Il dolce far nulla di Artemis Fowl
July 12, 2020Kenneth Branagh è uno di quelli che non perde occasione per ficcarsi in qualche pellicola, anche se di questa firma solo la regia, anche se il film, tutto sommato, è un piccolo disastro. Pensato al tentativo di rilancio di Jack Ryan con finalità di franchise. Ve lo ricordate il film con Chris Pine protagonista? Se la risposta è no, tranquilli, non temete: quel film non uscì mai in sala da noi, rifugiandosi subito nel caldo e accogliente home video prima e streaming. Branagh dirigeva e interpretata il guarda-un-po’ solito cattivone russo. Il film? Un disastro totale.
Con Artemis Fowl succede più o meno la stessa cosa, ma la consapevolezza della mediocrità del materiale girato è tale che Branagh decide di non ritagliarsi neanche un inconsistente cameo.
Destinato originariamente per la sala, il film Disney arriva direttamente sulla piattaforma streaming Disney+. I dirigenti dicono per via del Coronavirus, ma la realtà è ben altra: tutti sono a conoscenza del piccolo disastro che è uscito fuori con questo prodotto, dunque meglio nasconderlo alla luce del sole. Su Disney+ il feedback potrebbe essere differente, invece nulla, una débâcle su tutta la linea. Diciamo che se Marvel e Disney non hanno distribuito Black Widow su Disney+ è per un valido motivo, economico in primis. Meglio dare la libera uscita dunque a Artemis Fowl, sperando nell’effetto dimenticatoio.

La trama non è neanche da buttare, pur tenendo presente che dietro c’è l’omonima saga letteraria per ragazzi. Artemis Fowl è un bambino irlandese di 12 anni. Il classico genio, in questo caso, genio del crimine dato che discende da una generazione di abili ladri e truffatori. Quando suo padre scompare, Artemis scopre che le storie che gli raccontava da giovane, riguardo realtà parallele abitate da esseri magici quali folletti e nani, in società costruite su magie e tecnologia avanzata, sono tutte vere. Difatti a mantenere la pace tra questi mondo è la reciproca assenza di contaminazioni, almeno finché un oggetto non viene rubato dal mondo fatato e si parte alla ricerca del ladro, che sembra essere proprio il padre di Artemis Fowl.
In questo quadro collettivo è davvero difficile identificare quale organo riesca a funzionare meglio dell’altro. Nel film tutto sembra funzionare male, partendo dalla semplicistica idea di creare un nuovo mondo immaginifico, rapire la prospettiva dell’avviarsi di un ulteriore franchise non tanto young adult, bensì più incline a inserirsi in un terreno già battuto prima con successo da Harry Potter e poi con insuccesso da Pearcy Jackson.
Le prime domande si insinuano nella testa dello spettatore appena vediamo Judi Dench, interpretare questo essere fatato dal nome improbabile – Comandante Tubero – messa dentro un costume verde glitter evidenziatore e con le orecchie a punta.
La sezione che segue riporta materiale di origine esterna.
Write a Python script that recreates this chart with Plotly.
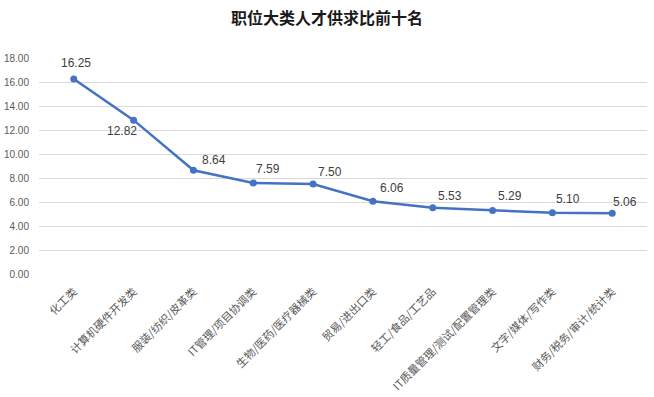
import plotly.graph_objects as go

categories = ["化工类", "计算机硬件开发类", "服装/纺织/皮革类", "IT管理/项目协调类",
              "生物/医药/医疗器械类", "贸易/进出口类", "轻工/食品/工艺品",
              "IT质量管理/测试/配置管理类", "文字/媒体/写作类", "财务/税务/审计/统计类"]
values = [16.25, 12.82, 8.64, 7.59, 7.50, 6.06, 5.53, 5.29, 5.10, 5.06]
y_ticks = [0, 2, 4, 6, 8, 10, 12, 14, 16, 18]
label_dx = [2, -12, 21, 15, 17, 19, 17, 17, 16, 13]
label_dy = [-16, 11, -10, -14, -12, -13, -12, -15, -14, -11]

fig = go.Figure()
fig.add_trace(go.Scatter(
    x=categories, y=values, mode="lines+markers",
    line=dict(color="#4472C4", width=2.5),
    marker=dict(size=7, color="#4472C4"),
    hoverinfo="skip",
))
for c, v, dx, dy in zip(categories, values, label_dx, label_dy):
    fig.add_annotation(x=c, y=v, text=f"{v:.2f}", showarrow=False,
                       xshift=dx, yshift=-dy,
                       font=dict(family="Liberation Sans, Noto Sans", size=12, color="#404040"))

fig.update_layout(
    width=654, height=397,
    margin=dict(l=39, r=7, t=58, b=123),
    paper_bgcolor="white", plot_bgcolor="white",
    showlegend=False,
    title=dict(text="<b>职位大类人才供求比前十名</b>", x=0.5, xanchor="center",
               y=1 - 18 / 397, yanchor="middle",
               font=dict(family="Noto Sans CJK SC", size=16, color="#1a1a1a")),
    font=dict(family="Noto Sans CJK SC"),
)
fig.update_xaxes(tickangle=-45, showgrid=False, showline=False, zeroline=False,
                 automargin=False,
                 tickfont=dict(family="Noto Sans CJK SC", size=11, color="#595959"),
                 ticks="", ticklabelstandoff=8)
fig.update_yaxes(range=[0, 18], tickvals=y_ticks, ticktext=[f"{t:.2f}" for t in y_ticks],
                 showgrid=True, gridcolor="#D9D9D9", gridwidth=1, zeroline=False,
                 automargin=False,
                 showline=False, ticks="", ticklabelstandoff=9,
                 tickfont=dict(family="Liberation Sans", size=10, color="#595959"))

fig.write_html("out.html", config={"displayModeBar": False},
               post_script="document.body.style.margin='0';")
Non si vedeva un miscasting di questo calibro dai tempi di Venom. Gli altri interpreti tengono relativamente l’interesse acceso, anche Josh Gad si diverte in questo nano gigante mangiatore di terra. O di un maggiordomo di colore, ma con occhi e capelli bianchi platino. A mancare di mordente è proprio il protagonista: il giovane Ferdia Shaw è in balia del film stesso, indossa abito scuro, occhiali e imbraccia armi futuristiche, più vicino ad un Men in Black che a un bambino prodigio – in cosa poi non è mai specificato o visto su schermo – pronto a risolvere l’enigma della scomparsa del padre, di un’improbabile compagna volante e di un nemico comune, sia per gli umani che i fatati.
Artemis Fowl dunque fa il classico passo più lungo della gamba, costruisce la base per gli eventuali – molto improbabili – sequel, lasciando struttura narrativa, background e velleità logiche in una seconda sede.
Ecco perché Branagh gira il film, porta a casa il minutaggio, incassa l’assegno da Disney e vola via. Talmente svogliato e interessato ad altro che neanche si ricama un piccolo cameo. Ed è tutto dire.